Kansas City Royals Will Be Missing 10 Players in Toronto Due to Vaccination Status

Reports broke Wednesday that the Kansas City Royals would be without nearly 40% of their active roster for an upcoming series with the Toronto Blue Jays because of 10 unvaccinated players:

Remarkably, Canada (and in some cases, the US) still bans unvaccinated travelers from entering the country, despite the overwhelming evidence that the vaccines do not prevent infection or transmission.

This also recently impacted the Phillies organization, with catcher J.T. Realmuto saying he would not let Canada tell him what to put in his own body:

Many of the Royals best players will not be able to travel to Toronto for the series, including outfielder Andrew Benintendi, utility man Whit Merrifield, first baseman Hunter Dozier and catcher MJ Melendez. Other significant contributors such as Michael Taylor, Kyle Isbel, Cam Gallagher and pitchers Brad Keller, Brady Singer, and Dylan Coleman will also not make the trip.

This ludicrous policy is now having real, significant impacts on the competitive landscape in MLB.

Vaccine mandates never made sense, but they're even more absurd now in 2022 after conclusive evidence has emerged that vaccine and booster effectiveness is near or below 20%.

Preventing anyone from traveling due to vaccination status is anti-science and unconscionable discrimination, let alone athletes who will be in the country for only a few days.

These are young and healthy men who are at no significant risk from the virus and have made a personal decision that has no impact on the health and well being of others. Preventing them from playing in Toronto is completely unjustifiable.

Canada, of course, has banned unvaccinated travelers since summer 2021 and yet saw newly reported COVID cases rise 11200% by early January 2022. There is no demonstrable benefit to these types mandates, and yet out of arrogance, incompetence and an inability to admit mistakes, they continue.
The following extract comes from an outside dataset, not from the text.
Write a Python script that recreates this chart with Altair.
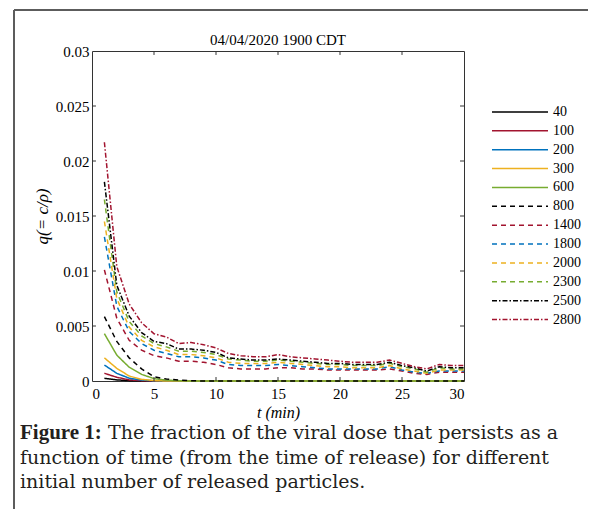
import altair as alt
import pandas as pd

# ---------------- data ----------------
t = [1, 2, 3, 4, 5, 6, 7, 8, 9, 10, 11, 12, 13, 14, 15,
     16, 17, 18, 19, 20, 21, 22, 23, 24, 25, 26, 27, 28, 29, 30]

labels = ["40", "100", "200", "300", "600", "800", "1400", "1800", "2000", "2300", "2500", "2800"]

s40 = [0.00025, 0.00010, 0.00003, 0, 0, 0, 0, 0, 0, 0, 0, 0, 0, 0, 0,
       0, 0, 0, 0, 0, 0, 0, 0, 0, 0, 0, 0, 0, 0, 0]
s100 = [0.00070, 0.00034, 0.00010, 0.00003, 0, 0, 0, 0, 0, 0, 0, 0, 0, 0, 0,
        0, 0, 0, 0, 0, 0, 0, 0, 0, 0, 0, 0, 0, 0, 0]
s200 = [0.00145, 0.00070, 0.00025, 0.00008, 0.00002, 0, 0, 0, 0, 0, 0, 0, 0, 0, 0,
        0, 0, 0, 0, 0, 0, 0, 0, 0, 0, 0, 0, 0, 0, 0]
s300 = [0.00210, 0.00115, 0.00045, 0.00015, 0.00004, 0, 0, 0, 0, 0, 0, 0, 0, 0, 0,
        0, 0, 0, 0, 0, 0, 0, 0, 0, 0, 0, 0, 0, 0, 0]
s600 = [0.00430, 0.00235, 0.00125, 0.00060, 0.00022, 0.00008, 0.00003, 0, 0, 0, 0, 0, 0, 0, 0,
        0, 0, 0, 0, 0, 0, 0, 0, 0, 0, 0, 0, 0, 0, 0]
s800 = [0.00585, 0.00360, 0.00210, 0.00110, 0.00038, 0.00018, 0.00008, 0.00003, 0, 0, 0, 0, 0, 0, 0,
        0, 0, 0, 0, 0, 0, 0, 0, 0, 0, 0, 0, 0, 0, 0]
s1400 = [0.0101, 0.0057, 0.0037, 0.0028, 0.0023, 0.0021, 0.0018, 0.0018, 0.0017, 0.0015,
         0.0012, 0.0011, 0.0011, 0.0011, 0.0012, 0.0012, 0.0011, 0.0011, 0.0010, 0.0010,
         0.0010, 0.0010, 0.0010, 0.0011, 0.0009, 0.0007, 0.0006, 0.0008, 0.0008, 0.0008]
s1800 = [0.0131, 0.0068, 0.0045, 0.0034, 0.0028, 0.0025, 0.0022, 0.0022, 0.0021, 0.0019,
         0.0015, 0.0014, 0.0014, 0.0014, 0.0015, 0.0014, 0.0013, 0.0012, 0.0011, 0.0011,
         0.0011, 0.0011, 0.0011, 0.0013, 0.0010, 0.0008, 0.0007, 0.0009, 0.0009, 0.0009]
s2000 = [0.0145, 0.0075, 0.0049, 0.0037, 0.0031, 0.0028, 0.0024, 0.0024, 0.0023, 0.0021,
         0.0017, 0.0016, 0.0016, 0.0016, 0.0017, 0.0016, 0.0015, 0.0014, 0.0013, 0.0013,
         0.0012, 0.0012, 0.0012, 0.0014, 0.0011, 0.0009, 0.0007, 0.0010, 0.0010, 0.0010]
s2300 = [0.0165, 0.0081, 0.0054, 0.0041, 0.0034, 0.0031, 0.0027, 0.0027, 0.0026, 0.0024,
         0.0020, 0.0019, 0.0018, 0.0018, 0.0019, 0.0018, 0.0017, 0.0016, 0.0015, 0.0015,
         0.0014, 0.0014, 0.0014, 0.0016, 0.0013, 0.0011, 0.0008, 0.0012, 0.0011, 0.0011]
s2500 = [0.0181, 0.0087, 0.0059, 0.0044, 0.0036, 0.0034, 0.0029, 0.0029, 0.0028, 0.0026,
         0.0021, 0.0020, 0.0019, 0.0019, 0.0020, 0.0019, 0.0018, 0.0017, 0.0016, 0.0016,
         0.0015, 0.0015, 0.0015, 0.0017, 0.0014, 0.0012, 0.0009, 0.0013, 0.0012, 0.0012]
s2800 = [0.0217, 0.0104, 0.0070, 0.0053, 0.0043, 0.0040, 0.0034, 0.0035, 0.0033, 0.0030,
         0.0025, 0.0023, 0.0022, 0.0022, 0.0024, 0.0022, 0.0021, 0.0020, 0.0019, 0.0018,
         0.0017, 0.0017, 0.0017, 0.0019, 0.0016, 0.0013, 0.0011, 0.0015, 0.0014, 0.0014]

series = [s40, s100, s200, s300, s600, s800, s1400, s1800, s2000, s2300, s2500, s2800]

colors = ["#000000", "#A2142F", "#0072BD", "#EDB120", "#77AC30",
          "#000000", "#A2142F", "#0072BD", "#EDB120", "#77AC30",
          "#000000", "#A2142F"]
dashes = [[1, 0]] * 5 + [[5, 4]] * 5 + [[5, 2, 1.5, 2]] * 2

x_ticks = [0, 5, 10, 15, 20, 25, 30]
y_ticks = [0, 0.005, 0.01, 0.015, 0.02, 0.025, 0.03]
x_inner = [5, 10, 15, 20, 25]
y_inner = [0.005, 0.01, 0.015, 0.02, 0.025]

title_text = "04/04/2020 1900 CDT"
caption_bold = "Figure 1:"
caption_lines = ["The fraction of the viral dose that persists as a",
                 "function of time (from the time of release) for different",
                 "initial number of released particles."]

# ---------------- tables ----------------
rows = []
for lab, vals in zip(labels, series):
    for tt, q in zip(t, vals):
        rows.append({"t": tt, "q": q, "N": lab})
df = pd.DataFrame(rows)

SERIF = "Liberation Serif"
CAP = "DejaVu Serif"
XLEN = 0.32       # inward tick length (x units)
YLEN = 0.00036    # inward tick length (y units)

xs = alt.Scale(domain=[0, 30], nice=False)
ys = alt.Scale(domain=[0, 0.03], nice=False)
cs = alt.Scale(domain=labels, range=colors)
ds = alt.Scale(domain=labels, range=dashes)

lines = alt.Chart(df).mark_line(strokeWidth=1.5).encode(
    x=alt.X("t:Q", scale=xs,
            axis=alt.Axis(values=x_ticks, ticks=False, domain=False, grid=False,
                          labelPadding=5, title="t (min)", titlePadding=3,
                          titleFontSize=16)),
    y=alt.Y("q:Q", scale=ys,
            axis=alt.Axis(values=y_ticks, ticks=False, domain=False, grid=False,
                          format="~g", labelPadding=3, title="q(= c/ρ)", titlePadding=4,
                          titleFontSize=17)),
    color=alt.Color("N:N", scale=cs, legend=None),
    strokeDash=alt.StrokeDash("N:N", scale=ds, legend=None),
)

bt = pd.DataFrame({"x": x_inner, "y": [0] * 5, "y2": [YLEN] * 5})
tt_ = pd.DataFrame({"x": x_inner, "y": [0.03] * 5, "y2": [0.03 - YLEN] * 5})
lt = pd.DataFrame({"y": y_inner, "x": [0] * 5, "x2": [XLEN] * 5})
rt = pd.DataFrame({"y": y_inner, "x": [30] * 5, "x2": [30 - XLEN] * 5})

tick_col = "#333333"
xt1 = alt.Chart(bt).mark_rule(color=tick_col, strokeWidth=1).encode(
    x=alt.X("x:Q", scale=xs), y=alt.Y("y:Q", scale=ys), y2="y2:Q")
xt2 = alt.Chart(tt_).mark_rule(color=tick_col, strokeWidth=1).encode(
    x=alt.X("x:Q", scale=xs), y=alt.Y("y:Q", scale=ys), y2="y2:Q")
yt1 = alt.Chart(lt).mark_rule(color=tick_col, strokeWidth=1).encode(
    y=alt.Y("y:Q", scale=ys), x=alt.X("x:Q", scale=xs), x2="x2:Q")
yt2 = alt.Chart(rt).mark_rule(color=tick_col, strokeWidth=1).encode(
    y=alt.Y("y:Q", scale=ys), x=alt.X("x:Q", scale=xs), x2="x2:Q")

main = alt.layer(lines, xt1, xt2, yt1, yt2)

# legend drawn from the same color / dash scales
leg_df = pd.DataFrame({"N": labels})
leg_y = alt.Y("N:N", sort=labels,
              scale=alt.Scale(type="point", domain=labels, padding=0, range=[61, 268.6]),
              axis=None)
leg_lines = alt.Chart(leg_df).mark_rule(strokeWidth=1.5).encode(
    x=alt.value(400), x2=alt.value(456), y=leg_y,
    color=alt.Color("N:N", scale=cs, legend=None),
    strokeDash=alt.StrokeDash("N:N", scale=ds, legend=None),
)
leg_text = alt.Chart(leg_df).mark_text(font=SERIF, fontSize=14, align="left",
                                       baseline="middle", color="black").encode(
    x=alt.value(461), y=leg_y, text="N:N")
legend = alt.layer(leg_lines, leg_text)

one = pd.DataFrame({"k": [0]})

# title as a text mark above the plot
title = alt.Chart(one).mark_text(font=SERIF, fontSize=15, align="center",
                                 baseline="middle", color="black").encode(
    x=alt.value(186), y=alt.value(-11), text=alt.value(title_text))

# caption
cap_style = dict(fontSize=19, align="left", baseline="alphabetic", color="#231f20")
cap0 = alt.Chart(one).mark_text(font=SERIF, fontWeight="bold", fontSize=21, align="left",
                                baseline="alphabetic", color="#231f20").encode(
    x=alt.value(-72), y=alt.value(388), text=alt.value(caption_bold))
cap1 = alt.Chart(one).mark_text(font=CAP, **cap_style).encode(
    x=alt.value(16), y=alt.value(388), text=alt.value(caption_lines[0]))
cap2 = alt.Chart(one).mark_text(font=CAP, **cap_style).encode(
    x=alt.value(-72), y=alt.value(412.5), text=alt.value(caption_lines[1]))
cap3 = alt.Chart(one).mark_text(font=CAP, **cap_style).encode(
    x=alt.value(-72), y=alt.value(437), text=alt.value(caption_lines[2]))

# frame (left and top border of the figure box)
frame_col = "#5c5c5c"
fl = alt.Chart(one).mark_rule(color=frame_col, strokeWidth=2).encode(
    x=alt.value(-78), y=alt.value(-41), y2=alt.value(458))
ft = alt.Chart(one).mark_rule(color=frame_col, strokeWidth=2).encode(
    x=alt.value(-78), x2=alt.value(496), y=alt.value(-41))

chart = alt.layer(main, legend, title, cap0, cap1, cap2, cap3, fl, ft).resolve_scale(
    y="independent"
).properties(
    width=372, height=330,
    padding={"left": 5, "top": 1, "right": 1, "bottom": 1},
).configure_view(
    stroke="#333333", strokeWidth=1
).configure_axis(
    labelFont=SERIF, labelFontSize=15, labelColor="black",
    titleFont=SERIF, titleFontSize=15, titleFontStyle="italic",
    titleFontWeight="normal", titleColor="black",
)

chart.save("out.html", embed_options={"renderer": "svg", "actions": False})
The Royals are not in playoff position, but for teams like the Phillies or others that are fighting for a wild card spot, Canada's ridiculous ban could have significant consequences. Not to mention the potential impacts if the Blue Jays make the postseason and their opposition is forced to compete without several major contributors.

Even with these competitive advantages at home, Blue Jays manger Charlie Montoyo was fired Wednesday after stumbling to a 46-42 record.

Without question, MLB and the Players Association should be engaging with local officials to ensure that this inexcusable policy does not continue. Government mandates during COVID have often continued until public pressure becomes too overwhelming to ignore, and MLB's power and influence should be leveraged so that no other team has to face such absurd restrictions.

After all, Rob Manfred feels comfortable enough inserting himself into politics to say he'd still move the All-Star Game out of Georgia. Why shouldn't he get involved now?